In this sense style is a secondary principle in sport; the first lies in winning. But what might a third principle be like? Perhaps breaking the rules, refusing to play the game, refusing the existential limitations of the form - and thus committing footballing suicide. The directors admit that they more or less caught Zidane in a still further trap. By training seventeen cameras on him during one match, players from Villareal said "they would do everything they could to stop Zidane playing a good game in order for us to have not much to record." If the aim was to show Zidane as an existential loner caught within a world in which he couldn't readily escape, then the very process of filming him with seventeen cameras exacerbated this feeling of entrapment.

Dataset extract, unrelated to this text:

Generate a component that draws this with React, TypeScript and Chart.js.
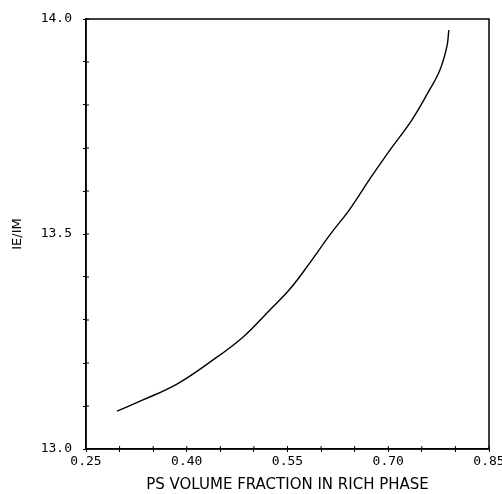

This is finally really no more than to say that while football gives the impression of immense freedom, like most sports it is contained within a series of assumptions, rules and expectations that show, from a certain perspective, and that perspective happens to be Gordon and Perreno's film, that freedom is very far in this instance from having, as Kris Kristofferson would say, nothing left to lose. There is usually very much at stake, but that is partly what makes Zidane's inexplicable temper tantrums, his violent outbursts, interesting: as if in his case freedom is just another word for having very much to lose. As Hannah McGill suggests, Zidane embodies "the stratospheric financial value now attributed to top players..." and comments on the sport's "shift from a specialised, primarily working-class interest to global media obsession and megabucks business." And if that isn't enough, as another critic, Richard T. Kelly, remarks, Zidane, "the staunch son of a Berber Algerians raised on a Marseilles estate" (Sight and Sound, Oct. 2006) found himself saddled with the impossible role-model burden of embodying a cancellation of French racial tensions..." Kelly reckons this "is surely a clue to his bouts of fury, to this and a good few other sendings-off." It is as the directors have tried to find two men in this portrait, to the detriment of the common one held together by the rules and regulations of football, and the megahype that surrounds it. One is Zidane as playmaker, but instead of focusing on the skill, concentrates on the engine room aspect of the footballer. The second is Zidane as the opposite of the automaton; an existential self, making decisions from the depths of thought and discomfort. Where the red card Zidane comes from who knows, for after all an acte gratuit isn't a worked through decision, but rather an impulsive act, a moment of freedom when the walls all around you seem to be closing in. Thus it is surely apt to call Zidane: A 21st Century Portrait strangely stifling as it concentrates on one man and his game, but at the same time illustrates well a certain existential claustrophobia.